The Great Northeastern Blackout came at the height of the evening rush hour on Nov. 9, 1965, and plunged tens of millions into darkness across the northeastern U.S. and southern Canada for hours.
The nation had never seen a power failure of such scope before, and Cold War tensions instantly stoked fears of sabotage.
The great luminous cities looked as if they had been struck by some awesome tragedy. But reports indicated most people took it all calmly.
Thousands had made their way to the Grand Central Station only to learn that no trains were moving to suburban areas.
At one time, more than 850,000 were trapped in stalled cars in New York's subway system.
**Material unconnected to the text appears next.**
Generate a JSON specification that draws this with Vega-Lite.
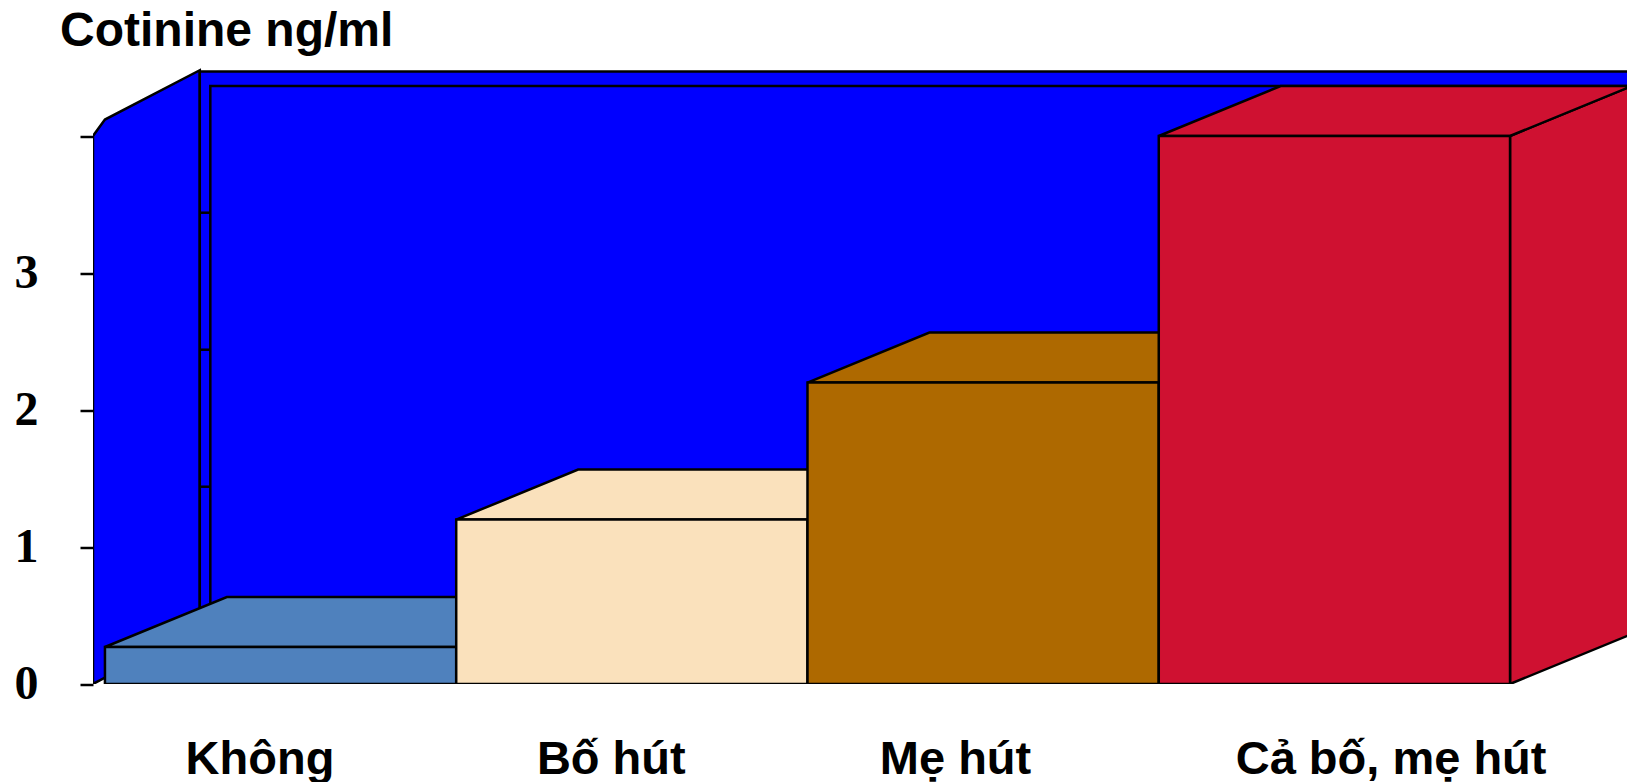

. Commuters are helped up from railway tracks in New York by police and firemen in the early morning hours. About 750 passengers had been stuck for nearly eight hours on a stalled northbound train out of the city.
Eight states were involved in the power outage that reminded some Britons of the wartime blackouts.
Nightlife continued in New York despite the blackout, according to an AP report at the time.
"Everybody is acting as though it were New Year's Eve," said Bob Kriendler, the president of the historic 21 Club at the time.
It was soon established that problems with the electrical grid, originating near Niagara Falls, caused the blackout.
. People sit, sleep and wander around the main waiting room of Grand Central Terminal in New York.
Off-duty policemen were called back to work. National Guardsmen in some areas were alerted in case of looting, and convicts at the Massachusetts state prison at Walpole took advantage of the excitement to throw a riot which was quickly quelled.
. Commuters stranded by the power failure settle down for a long wait on the steps of an entrance to the Commodore Hotel in Manhattan.
Power came back on to Boston and other cities hours after the blackout, while New York remained in the dark.
The 1965 blackout was the first large-scale realization of infrastructure worries that would resurface in major blackouts in both 1977 and 2003.